LLMs can write a large fraction of all the tedious code you’ll ever need to write. And most code on most projects is tedious. LLMs drastically reduce the number of things you’ll ever need to Google. They look things up themselves. Most importantly, they don’t get tired; they’re immune to inertia.

Think of anything you wanted to build but didn’t. You tried to home in on some first steps. If you’d been in the limerent phase of a new programming language, you’d have started writing. But you weren’t, so you put it off, for a day, a year, or your whole career.

There’s a downside. Sometimes, gnarly stuff needs doing. But you don’t wanna do it. So you refactor unit tests, soothing yourself with the lie that you’re doing real work. But an LLM can be told to go refactor all your unit tests. An agent can occupy itself for hours putzing with your tests in a VM and come back later with a PR. If you listen to me, you’ll know that. You’ll feel worse yak-shaving. You’ll end up doing… real work.

But you have no idea what the code is...

Are you a vibe coding Youtuber? Can you not read code? If so: astute point. Otherwise: what the fuck is wrong with you?

You’ve always been responsible for what you merge to main. You were five years go. And you are tomorrow, whether or not you use an LLM.

If you build something with an LLM that people will depend on, read the code. In fact, you’ll probably do more than that.
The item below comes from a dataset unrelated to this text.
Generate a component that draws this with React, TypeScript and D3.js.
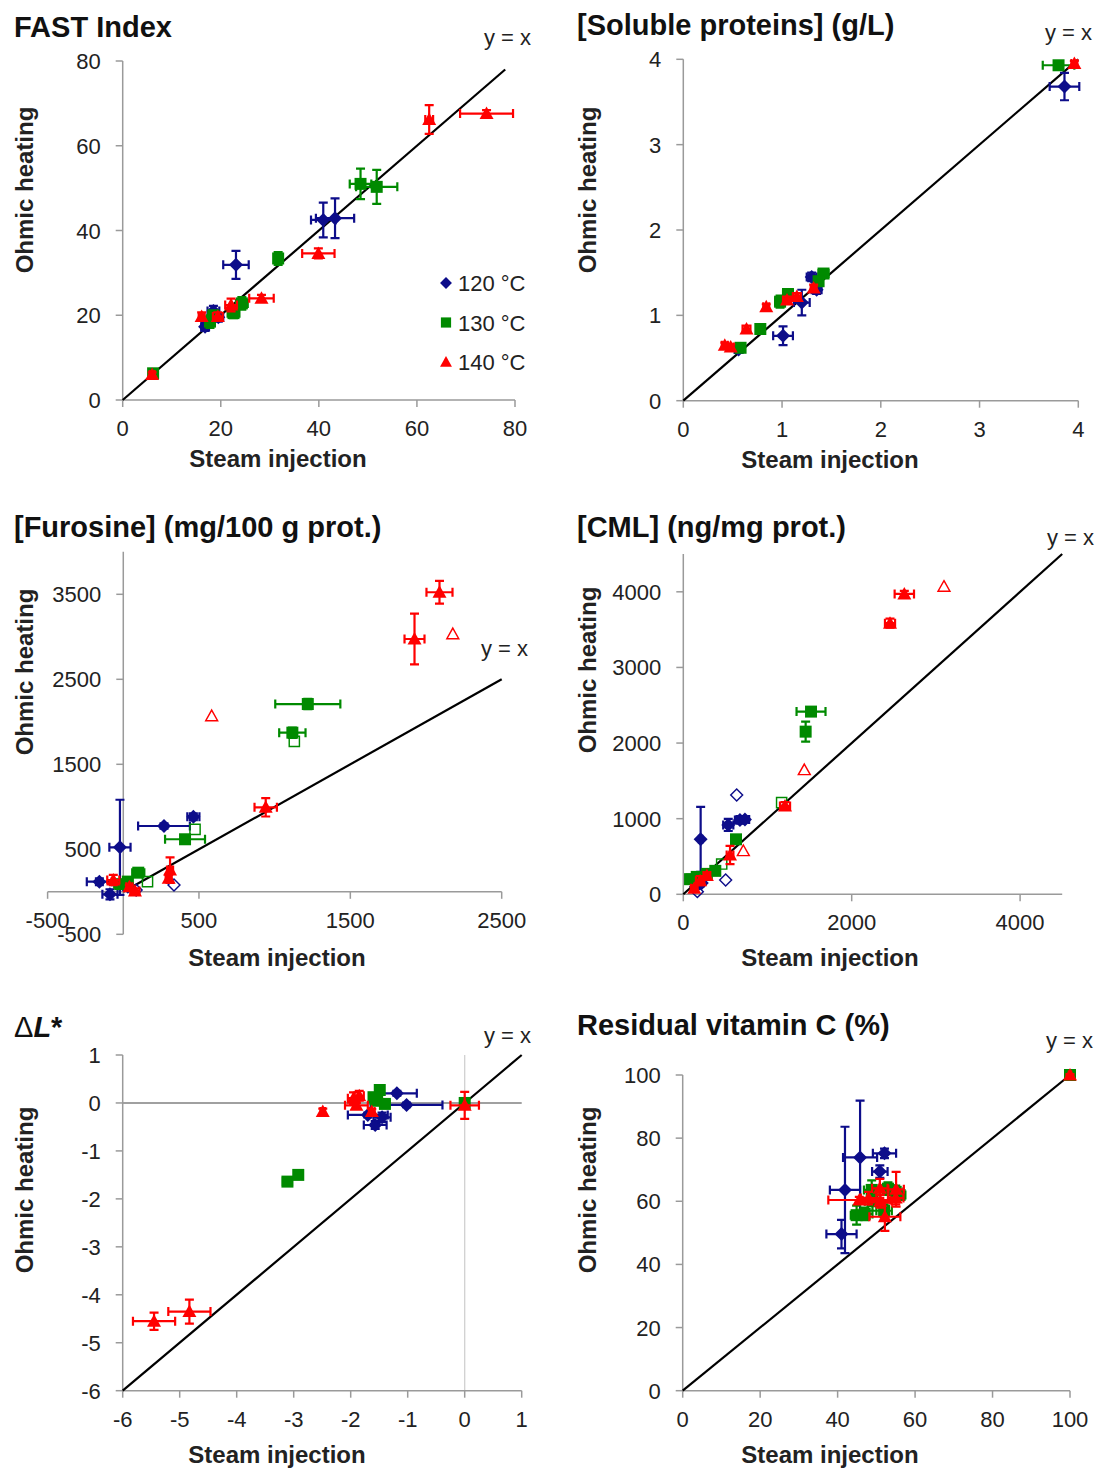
import React from "react";
import * as d3 from "d3";

// [steam, ohmic, xErr, yErr]
type Pt = number[];

const FONT = "'Liberation Sans', Arial, Helvetica, sans-serif";
const BLUE = "#0d0d8a";
const GREEN = "#008a00";
const RED = "#ff0000";
const AXIS = "#9a9a9a";

const temps = ["120 °C", "130 °C", "140 °C"];
const colors = [BLUE, GREEN, RED];
const shapes = ["diamond", "square", "triangle"];

// FAST Index
const fast120: Pt[] = [[16.8, 17.3, 0.8, 1], [18.5, 21, 1.2, 1.2], [19.5, 19.5, 1, 1], [23.1, 31.9, 2.6, 3.3], [40.9, 42.5, 2.5, 4.1], [43.3, 42.9, 3.9, 4.7]];
const fast130: Pt[] = [[6.2, 6.3, 0.5, 0.5], [17.8, 18.5, 1, 1.5], [18.5, 20, 1, 1], [22.6, 20.5, 1.2, 1.2], [24.3, 22.8, 1.2, 1.5], [31.7, 33.4, 0.8, 1.5], [48.5, 51, 2.2, 3.6], [51.8, 50.3, 4.2, 4]];
const fast140: Pt[] = [[6, 6, 0.5, 0.5], [16.1, 19.7, 0.6, 1], [19.4, 19.7, 1, 1], [22.1, 22.4, 1.2, 1.5], [28.3, 24, 2.5, 0.8], [39.9, 34.6, 3.3, 1.2], [62.5, 66.2, 0.8, 3.4], [74.2, 67.6, 5.4, 0.8]];

// Soluble proteins
const sol120: Pt[] = [[3.86, 3.68, 0.15, 0.16], [1.01, 0.76, 0.1, 0.11], [1.2, 1.15, 0.08, 0.15], [1.3, 1.45, 0.05, 0.05], [0.56, 0.6, 0.04, 0.04], [1.35, 1.3, 0.05, 0.05]];
const sol130: Pt[] = [[3.8, 3.93, 0.16, 0.04], [0.58, 0.62, 0.04, 0.03], [0.78, 0.84, 0.04, 0.03], [0.98, 1.16, 0.05, 0.07], [1.06, 1.25, 0.05, 0.05], [1.42, 1.49, 0.05, 0.03], [1.37, 1.4, 0.04, 0.05]];
const sol140: Pt[] = [[3.96, 3.95, 0.03, 0.03], [0.42, 0.65, 0.03, 0.03], [0.48, 0.63, 0.03, 0.03], [0.64, 0.84, 0.04, 0.04], [0.84, 1.1, 0.03, 0.03], [1.05, 1.18, 0.04, 0.04], [1.15, 1.22, 0.04, 0.04], [1.32, 1.32, 0.03, 0.04]];

// Furosine
const fur120: Pt[] = [[463, 884, 40, 40], [269, 774, 171, 30], [-22, 523, 70, 560], [-158, 119, 83, 40], [-88, -30, 50, 60], [30, 60, 30, 40]];
const fur120open: Pt[] = [[335, 80], [85, 20]];
const fur130: Pt[] = [[1219, 2209, 215, 60], [1117, 1872, 87, 60], [408, 618, 132, 50], [99, 225, 40, 50], [-20, 90, 40, 40], [30, 120, 30, 30]];
const fur130open: Pt[] = [[1130, 1770], [474, 735], [160, 120]];
const fur140: Pt[] = [[2089, 3524, 86, 133], [1924, 2974, 66, 298], [941, 994, 74, 108], [309, 256, 20, 150], [300, 160, 20, 40], [-66, 139, 40, 60], [77, 10, 30, 30], [40, 60, 20, 20]];
const fur140open: Pt[] = [[2177, 3033], [584, 2068]];

// CML
const cml120: Pt[] = [[206, 727, 20, 430], [534, 917, 60, 80], [673, 984, 60, 50], [732, 990, 50, 40], [150, 100, 20, 30], [220, 150, 20, 20]];
const cml120open: Pt[] = [[634, 1313], [503, 189], [167, 35]];
const cml130: Pt[] = [[1517, 2416, 172, 40], [1453, 2151, 40, 132], [626, 727, 40, 40], [80, 200, 40, 60], [160, 230, 40, 40], [280, 270, 40, 40], [380, 310, 40, 40]];
const cml130open: Pt[] = [[1168, 1212], [456, 400]];
const cml140: Pt[] = [[2625, 3972, 115, 40], [2455, 3585, 60, 60], [1208, 1168, 60, 50], [555, 520, 40, 120], [200, 180, 50, 60], [130, 80, 40, 40], [280, 250, 40, 40]];
const cml140open: Pt[] = [[3096, 4069], [1437, 1644], [713, 573]];

// Delta L*
const dl120: Pt[] = [[-1.02, -0.04, 0.63, 0.05], [-1.19, 0.2, 0.35, 0.05], [-1.57, -0.46, 0.2, 0.08], [-1.7, -0.25, 0.35, 0.05], [-1.45, -0.3, 0.15, 0.1]];
const dl130: Pt[] = [[-3.11, -1.64, 0.08, 0.06], [-2.92, -1.5, 0.05, 0.06], [-1.49, 0.27, 0.05, 0.1], [-1.55, 0.05, 0.1, 0.1], [-1.4, -0.02, 0.08, 0.08], [-1.6, 0.12, 0.05, 0.05], [0, 0, 0.05, 0.05]];
const dl140: Pt[] = [[-5.45, -4.55, 0.37, 0.18], [-4.83, -4.35, 0.37, 0.25], [-2.49, -0.18, 0.04, 0.06], [-1.95, 0.1, 0.1, 0.12], [-1.85, 0.15, 0.08, 0.1], [-1.63, -0.18, 0.05, 0.05], [-1.9, -0.05, 0.2, 0.05], [0, -0.05, 0.25, 0.28]];

// Residual vitamin C
const vc120: Pt[] = [[45.8, 73.9, 4.4, 18], [41.9, 63.6, 3.9, 20], [52.1, 75.2, 3, 1.5], [50.9, 69.4, 2, 2], [41, 49.6, 3.9, 4.5]];
const vc130: Pt[] = [[100, 100, 0.3, 0.3], [44.9, 55.6, 1.5, 3], [47, 56, 2, 2], [48.8, 63.6, 2, 3], [49, 60, 2, 3], [53, 64, 1.5, 2], [55, 63, 2, 2], [56, 62, 1.5, 1.5], [52, 57, 2, 2]];
const vc140: Pt[] = [[100, 100, 0.3, 0.3], [45.6, 60.4, 8, 1], [48, 61, 2, 2], [50.9, 64.1, 2, 3], [51, 60, 3, 2], [52.2, 55.1, 4, 4.5], [55.1, 63.8, 2, 5.5], [55, 61, 2, 2]];

const fastTicks = [0, 20, 40, 60, 80];
const solTicks = [0, 1, 2, 3, 4];
const furXTicks = [-500, 500, 1500, 2500];
const furYTicks = [-500, 500, 1500, 2500, 3500];
const cmlXTicks = [0, 2000, 4000];
const cmlYTicks = [0, 1000, 2000, 3000, 4000];
const dlTicks = [-6, -5, -4, -3, -2, -1, 0, 1];
const vcTicks = [0, 20, 40, 60, 80, 100];

function markerPath(shape: string) {
  if (shape === "diamond") return "M0,-7L7,0L0,7L-7,0Z";
  if (shape === "square") return "M-6,-6H6V6H-6Z";
  return "M0,-7L7,5.5L-7,5.5Z";
}

const panels = [
  {
    title: "FAST Index", titlePos: [14, 37],
    xDomain: [0, 80], xRange: [122.7, 515], yDomain: [0, 80], yRange: [400, 61],
    xTicks: fastTicks, yTicks: fastTicks, line: [0, 78],
    yx: [484, 45], xTitle: [278, 467], yTitle: [33, 190],
    series: [[fast120, []], [fast130, []], [fast140, []]], legend: [446, 283, 39.5],
  },
  {
    title: "[Soluble proteins] (g/L)", titlePos: [577, 35],
    xDomain: [0, 4], xRange: [683.3, 1078.3], yDomain: [0, 4], yRange: [400.7, 59.3],
    xTicks: solTicks, yTicks: solTicks, line: [0, 4],
    yx: [1045, 40], xTitle: [830, 468], yTitle: [596, 190],
    series: [[sol120, []], [sol130, []], [sol140, []]],
  },
  {
    title: "[Furosine] (mg/100 g prot.)", titlePos: [14, 537],
    xDomain: [-500, 2500], xRange: [47.6, 501.7], yDomain: [-500, 4000], yRange: [934.3, 551.8],
    xTicks: furXTicks, yTicks: furYTicks, line: [0, 2500], xAxisAt: 0, yAxisAt: 0,
    yx: [481, 656], xTitle: [277, 966], yTitle: [33, 672],
    series: [[fur120, fur120open], [fur130, fur130open], [fur140, fur140open]],
  },
  {
    title: "[CML] (ng/mg prot.)", titlePos: [577, 537],
    xDomain: [0, 4500], xRange: [683.3, 1062.2], yDomain: [0, 4500], yRange: [894.3, 554],
    xTicks: cmlXTicks, yTicks: cmlYTicks, line: [0, 4500],
    yx: [1047, 545], xTitle: [830, 966], yTitle: [596, 670],
    series: [[cml120, cml120open], [cml130, cml130open], [cml140, cml140open]],
  },
  {
    title: "dl", titlePos: [14, 1037],
    xDomain: [-6, 1], xRange: [122.7, 521.7], yDomain: [-6, 1], yRange: [1390.7, 1055],
    xTicks: dlTicks, yTicks: dlTicks, line: [-6, 1], zeroLines: true,
    yx: [484, 1043], xTitle: [277, 1463], yTitle: [33, 1190],
    series: [[dl120, []], [dl130, []], [dl140, []]],
  },
  {
    title: "Residual vitamin C (%)", titlePos: [577, 1035],
    xDomain: [0, 100], xRange: [682.7, 1070], yDomain: [0, 100], yRange: [1390.7, 1075],
    xTicks: vcTicks, yTicks: vcTicks, line: [0, 100],
    yx: [1046, 1048], xTitle: [830, 1463], yTitle: [596, 1190],
    series: [[vc120, []], [vc130, []], [vc140, []]],
  },
];

function Panel({ p }: { p: any }) {
  const x = d3.scaleLinear().domain(p.xDomain).range(p.xRange);
  const y = d3.scaleLinear().domain(p.yDomain).range(p.yRange);
  const axY = y(p.xAxisAt ?? p.yDomain[0]);
  const axX = x(p.yAxisAt ?? p.xDomain[0]);
  const cap = 4.5;

  return (
    <g>
      {p.title === "dl" ? (
        <text x={p.titlePos[0]} y={p.titlePos[1]} fontSize={29} fontWeight="bold" fontFamily={FONT} fill="#111">
          <tspan fontWeight="normal">Δ</tspan>
          <tspan fontStyle="italic">L</tspan>
          <tspan>*</tspan>
        </text>
      ) : (
        <text x={p.titlePos[0]} y={p.titlePos[1]} fontSize={29} fontWeight="bold" fontFamily={FONT} fill="#111">
          {p.title}
        </text>
      )}

      {p.zeroLines && (
        <g>
          <line x1={x(0)} x2={x(0)} y1={y(p.yDomain[0])} y2={y(p.yDomain[1])} stroke="#d0d0d0" strokeWidth={1.3} />
          <line x1={x(p.xDomain[0])} x2={x(p.xDomain[1])} y1={y(0)} y2={y(0)} stroke="#808080" strokeWidth={1.5} />
        </g>
      )}

      {/* axes */}
      <line x1={x(p.xDomain[0])} x2={x(p.xDomain[1])} y1={axY} y2={axY} stroke={AXIS} strokeWidth={1.5} />
      <line x1={axX} x2={axX} y1={y(p.yDomain[0])} y2={y(p.yDomain[1])} stroke={AXIS} strokeWidth={1.5} />
      {p.xTicks.map((t: number) => (
        <g key={"x" + t}>
          <line x1={x(t)} x2={x(t)} y1={axY} y2={axY + 7} stroke={AXIS} strokeWidth={1.5} />
          <text x={x(t)} y={axY + 36} textAnchor="middle" fontSize={22} fontFamily={FONT} fill="#222">{t}</text>
        </g>
      ))}
      {p.yTicks.map((t: number) => (
        <g key={"y" + t}>
          <line x1={axX - 7} x2={axX} y1={y(t)} y2={y(t)} stroke={AXIS} strokeWidth={1.5} />
          <text x={axX - 22} y={y(t) + 8} textAnchor="end" fontSize={22} fontFamily={FONT} fill="#222">{t}</text>
        </g>
      ))}

      {/* y = x */}
      <line x1={x(p.line[0])} y1={y(p.line[0])} x2={x(p.line[1])} y2={y(p.line[1])} stroke="#000" strokeWidth={2.2} />
      <text x={p.yx[0]} y={p.yx[1]} fontSize={22} fontFamily={FONT} fill="#222">y = x</text>

      {/* data */}
      {p.series.map((s: Pt[][], i: number) => (
        <g key={i} fill={colors[i]} stroke={colors[i]}>
          {s[1].map((d, j) => (
            <path key={"o" + j} d={markerPath(shapes[i])} transform={`translate(${x(d[0])},${y(d[1])}) scale(0.85)`} fill="none" strokeWidth={1.7} />
          ))}
          {s[0].map((d, j) => {
            const cx = x(d[0]);
            const cy = y(d[1]);
            const x0 = x(d[0] - d[2]);
            const x1 = x(d[0] + d[2]);
            const y0 = y(d[1] - d[3]);
            const y1 = y(d[1] + d[3]);
            return (
              <g key={j}>
                <path
                  d={`M${x0},${cy}H${x1}M${x0},${cy - cap}V${cy + cap}M${x1},${cy - cap}V${cy + cap}M${cx},${y0}V${y1}M${cx - cap},${y0}H${cx + cap}M${cx - cap},${y1}H${cx + cap}`}
                  fill="none"
                  strokeWidth={2.2}
                />
                <path d={markerPath(shapes[i])} transform={`translate(${cx},${cy})`} stroke="none" />
              </g>
            );
          })}
        </g>
      ))}

      {/* axis titles */}
      <text x={p.xTitle[0]} y={p.xTitle[1]} textAnchor="middle" fontSize={24} fontWeight="bold" fontFamily={FONT} fill="#222">
        Steam injection
      </text>
      <text transform={`translate(${p.yTitle[0]},${p.yTitle[1]}) rotate(-90)`} textAnchor="middle" fontSize={24} fontWeight="bold" fontFamily={FONT} fill="#222">
        Ohmic heating
      </text>

      {p.legend && temps.map((t, i) => (
        <g key={t}>
          <path d={markerPath(shapes[i])} transform={`translate(${p.legend[0]},${p.legend[1] + i * p.legend[2]}) scale(0.85)`} fill={colors[i]} />
          <text x={p.legend[0] + 12} y={p.legend[1] + i * p.legend[2] + 8} fontSize={22} fontFamily={FONT} fill="#222">{t}</text>
        </g>
      ))}
    </g>
  );
}

export default function App() {
  return (
    <svg width={1104} height={1471} style={{ position: "absolute", left: 0, top: 0, background: "#fff" }}>
      <rect width={1104} height={1471} fill="#fff" />
      {panels.map((p, i) => (
        <Panel key={i} p={p} />
      ))}
    </svg>
  );
}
You’ll spend 5-10 minutes knocking it back into your own style. LLMs are showing signs of adapting to local idiom, but we’re not there yet.

People complain about LLM-generated code being “probabilistic”. No it isn’t. It’s code. It’s not Yacc output. It’s knowable. The LLM might be stochastic. But the LLM doesn’t matter. What matters is whether you can make sense of the result, and whether your guardrails hold.

Reading other people’s code is part of the job. If you can’t metabolize the boring, repetitive code an LLM generates: skills issue! How are you handling the chaos human developers turn out on a deadline?

For the last month or so, Gemini 2.5 has been my go-to †. Almost nothing it spits out for me merges without edits. I’m sure there’s a skill to getting a SOTA model to one-shot a feature-plus-merge! But I don’t care. I like moving the code around and chuckling to myself while I delete all the stupid comments. I have to read the code line-by-line anyways.